Important aspects of the seasonal variations of surface ozone are discussed. The underlying analysis is based on the long-term (1990–2004) ozone records of the Co-operative Programme for Monitoring and Evaluation of the Long-range Transmission of Air Pollutants in Europe (EMEP) and the World Data Centre of Greenhouse Gases, which provide data mostly for the Northern Hemisphere. Seasonal variations are pronounced at most of the 114 locations at all times of the day. A seasonal-diurnal variations classification using hierarchical agglomeration clustering reveals 6 distinct clusters: clean background, rural, semi-polluted non-elevated, semi-polluted semi-elevated, elevated and polar/remote marine. For the "clean background" cluster the seasonal maximum is observed in March-April, both for night and day. For those sites with a double maximum or a wide spring-summer maximum, the spring maximum appears both for day and night, while the summer maximum is more pronounced for daytime and hence can be attributed to photochemical processes. The spring maximum is more likely caused by dynamical/transport processes than by photochemistry as it is observed in spring for all times of the day. We compare the identified clusters with corresponding data from the 3-D atmospheric chemistry general circulation model ECHAM5/MESSy1 covering the period of 1998–2005. For the model output as for the measurements 6 clusters are considered. The simulation shows at most of the sites a spring seasonal maximum or a broad spring-summer maximum (with higher summer mixing ratios). For southern hemispheric and polar remote locations the seasonal maximum in the simulation is shifted to spring, while the absolute mixing ratios are in good agreement with the measurements.
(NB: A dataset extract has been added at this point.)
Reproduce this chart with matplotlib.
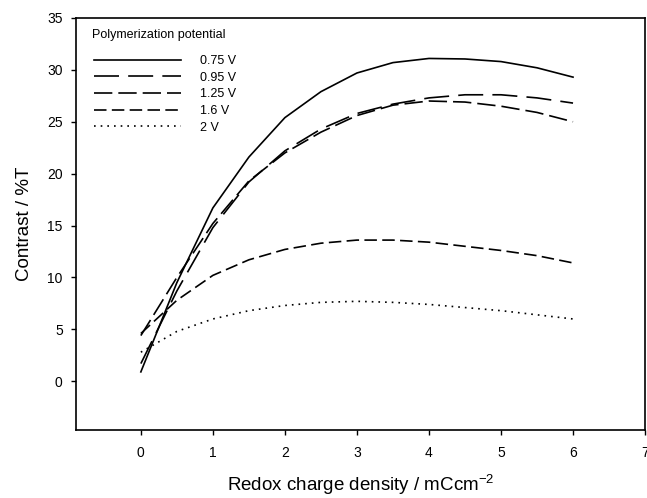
import matplotlib
matplotlib.use("Agg")
import matplotlib.pyplot as plt

plt.rcParams['font.family'] = ['Liberation Sans', 'DejaVu Sans']
plt.rcParams['mathtext.fontset'] = 'custom'
plt.rcParams['mathtext.rm'] = 'Liberation Sans'
plt.rcParams['mathtext.it'] = 'Liberation Sans:italic'
plt.rcParams['mathtext.bf'] = 'Liberation Sans:bold'

charge = [0, 0.5, 1, 1.5, 2, 2.5, 3, 3.5, 4, 4.5, 5, 5.5, 6]
c075 = [0.9, 9.5, 16.7, 21.6, 25.4, 27.9, 29.7, 30.7, 31.1, 31.05, 30.8, 30.2, 29.3]
c095 = [1.7, 8.7, 14.8, 19.2, 22.2, 24.3, 25.8, 26.7, 27.3, 27.6, 27.6, 27.3, 26.8]
c125 = [4.4, 10.0, 15.2, 19.3, 22.0, 24.0, 25.6, 26.6, 27.0, 26.9, 26.5, 25.9, 25.0]
c160 = [4.6, 7.8, 10.2, 11.7, 12.7, 13.3, 13.6, 13.6, 13.4, 13.0, 12.6, 12.1, 11.4]
c200 = [2.8, 4.8, 6.0, 6.8, 7.3, 7.6, 7.7, 7.6, 7.4, 7.1, 6.8, 6.4, 6.0]
labels = ['0.75 V', '0.95 V', '1.25 V', '1.6 V', '2 V']
legend_title = 'Polymerization potential'

styles = [
    dict(linestyle='-'),
    dict(dashes=(15, 5.5)),
    dict(dashes=(11, 3.6)),
    dict(dashes=(7.5, 3.2)),
    dict(dashes=(1.0, 3.0)),
]

fig = plt.figure(figsize=(6.47, 4.98), dpi=100)
ax = fig.add_axes([0.1175, 0.1365, 0.8795, 0.8274])

for ys, lab, st in zip([c075, c095, c125, c160, c200], labels, styles):
    ax.plot(charge, ys, color='black', lw=1.2, label=lab, **st)

ax.set_xlim(-0.9, 7)
ax.set_ylim(-4.7, 35)
ax.set_xticks(range(0, 8))
ax.set_yticks(range(0, 36, 5))
ax.tick_params(axis='both', direction='out', length=3.6, width=1.0, labelsize=10)
ax.tick_params(axis='x', pad=8)
ax.tick_params(axis='y', pad=6)
for s in ax.spines.values():
    s.set_linewidth(1.2)

ax.set_xlabel('Redox charge density / mCcm$^{-2}$', fontsize=13.5)
ax.xaxis.set_label_coords(0.5, -0.105)
ax.set_ylabel('Contrast / %T', fontsize=13.5)
ax.yaxis.set_label_coords(-0.075, 0.5)

fig.text(92 / 647, 1 - 35 / 498, legend_title, fontsize=9, ha='left', va='center')
leg = ax.legend(frameon=False, loc='upper left',
                bbox_to_anchor=(0.022, 0.922), fontsize=9,
                handlelength=7.0, handletextpad=1.55, labelspacing=0.37,
                borderaxespad=0.0)

fig.savefig('out.png', dpi=100)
The seasonality in the model cluster covering background locations is characterized by a pronounced spring (April–May) maximum. For the model clusters which cover rural and semi-polluted sites the role of the photochemical production/destruction seems to be overestimated. Taking into consideration the differences in the data sampling procedure, the comparison demonstrates the ability of the model to reproduce the main regimes of surface ozone variations quite well.